The options introduced into law do not resolve the issue of limitation of time or amount (which needs to be agreed at the start of a chain indemnity) and, therefore, may result in a trustee being in a better position than if it had remained as trustee. This lack of limitation may also result in conditions being imposed on beneficiaries on distributions to them which are in fact unnecessary, a situation which cannot be in the best interests of the beneficiaries and which is, therefore, likely to be offensive to the “reasonable” part of “reasonable security”.

Another option is for trustees to rely solely upon their professional indemnity insurance, but in doing so the potential insurance exposure, particularly without any other recourse of protection, is likely to make insurance premiums astronomically high or simply unavailable.

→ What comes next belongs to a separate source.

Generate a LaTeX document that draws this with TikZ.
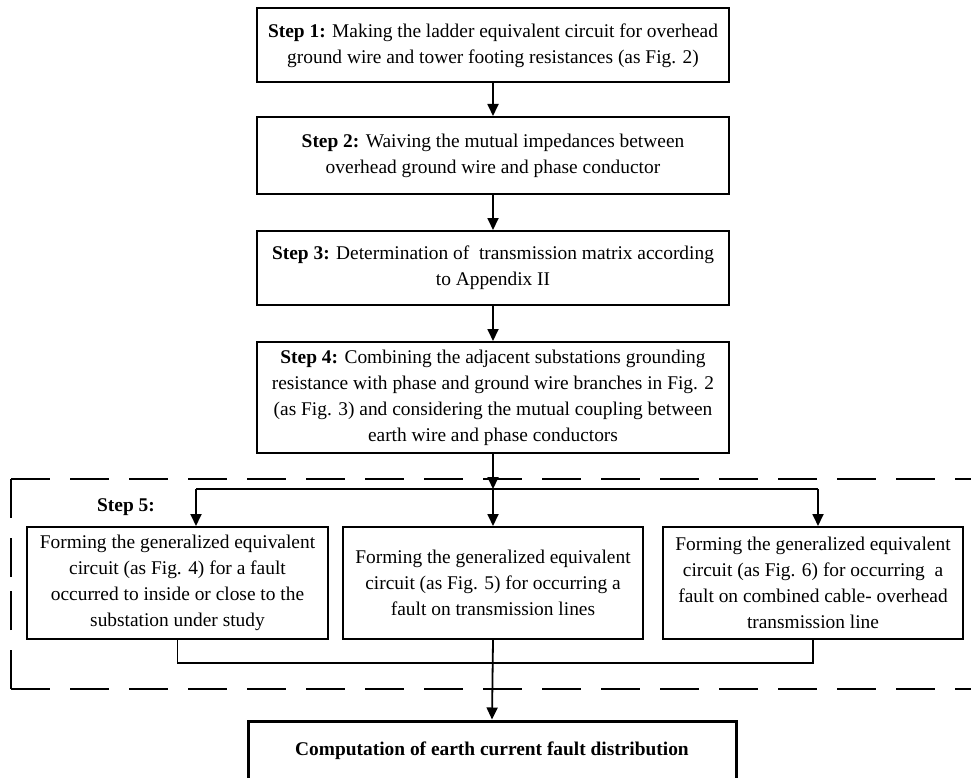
\documentclass[tikz,border=0pt]{standalone}
\usepackage{fontspec}
\setmainfont{Liberation Serif}
\usetikzlibrary{arrows.meta}
\tikzset{
  stepbox/.style={draw=black, line width=2pt, fill=white, align=center, inner sep=0pt,
    font=\fontsize{19.4}{26}\selectfont},
  arr/.style={line width=1.8pt, -{Triangle[length=12pt,width=11pt]}},
  conn/.style={line width=1.8pt},
  dashbox/.style={draw=black, line width=2.6pt, dash pattern=on 39pt off 20pt},
}
\begin{document}
\begin{tikzpicture}[x=1pt,y=-1pt]
\useasboundingbox (0,0) rectangle (971,778);
\clip (0,0) rectangle (971,778);
\fill[white] (0,0) rectangle (971,778);
% dashed frame
\coordinate (ftl) at (11,479);
\coordinate (fbl) at (11,689);
\coordinate (fml) at (11,584);
\coordinate (ftr) at (1010,479);
\coordinate (fbr) at (1010,689);
\draw[dashbox] (ftl) -- (ftr);
\draw[dashbox] (fbl) -- (fbr);
\draw[dashbox] (ftl) -- (fml);
\draw[dashbox] (fbl) -- (fml);
% steps
\node[stepbox, minimum width=472pt, minimum height=74pt] (s1) at (493,45.5)
  {\textbf{Step 1:} Making the ladder equivalent circuit for overhead\\ground wire and tower footing resistances (as Fig. 2)};
\node[stepbox, minimum width=472pt, minimum height=77pt] (s2) at (493,155.5)
  {\textbf{Step 2:} Waiving the mutual impedances between\\overhead ground wire and phase conductor};
\node[stepbox, minimum width=472pt, minimum height=74pt] (s3) at (493,268)
  {\textbf{Step 3:} Determination of \ transmission matrix according\\to Appendix II};
\node[stepbox, minimum width=472pt, minimum height=111pt] (s4) at (493,397.5)
  {\textbf{Step 4:} Combining the adjacent substations grounding\\resistance with phase and ground wire branches in Fig. 2\\(as Fig. 3) and considering the mutual coupling between\\earth wire and phase conductors};
\node[font=\fontsize{19.4}{26}\selectfont\bfseries, inner sep=0pt] (s5) at (126,507) {Step 5:};
\node[stepbox, minimum width=301pt, minimum height=112pt] (b1) at (177.5,583)
  {Forming the generalized equivalent\\circuit (as Fig. 4) for a fault\\occurred to inside or close to the\\substation under study};
\node[stepbox, minimum width=300pt, minimum height=112pt] (b2) at (493,583)
  {Forming the generalized equivalent\\circuit (as Fig. 5) for occurring a\\fault on transmission lines};
\node[stepbox, minimum width=300pt, minimum height=112pt] (b3) at (813,583)
  {Forming the generalized equivalent\\circuit (as Fig. 6) for occurring \ a\\fault on combined cable- overhead\\transmission line};
\node[stepbox, line width=3pt, minimum width=488pt, minimum height=60pt] (bot) at (492,751)
  {\textbf{Computation of earth current fault distribution}};
% connectors
\coordinate (bc) at (493,489);
\coordinate (bl) at (196,489);
\coordinate (br) at (818,489);
\coordinate (jj) at (493,663);
\draw[arr] (s1) -- (s2);
\draw[arr] (s2) -- (s3);
\draw[arr] (s3) -- (s4);
\draw[arr] (s4) -- (bc);
\draw[conn] (bl) -- (br);
\draw[arr] (bl) -- (bl |- b1.north);
\draw[arr] (bc) -- (b2.north);
\draw[arr] (br) -- (br |- b3.north);
\draw[conn] (b1.south) -- (b1.south |- jj) -- (b3.south |- jj) -- (b3.south);
\draw[arr] (b2.south) -- (bot.north);
\end{tikzpicture}
\end{document}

Whilst the introduction of vicarious benefit and an equitable lien has or will improve the situation, I do not believe we will see the end of contractual indemnities any time soon. Neither option fully resolves the position where a beneficiary receives trust property unconditionally and fully protects the trustee, albeit there might be circumstances where these options will do so. Consequently, there seems to be no immediately obvious solution to the problem at hand.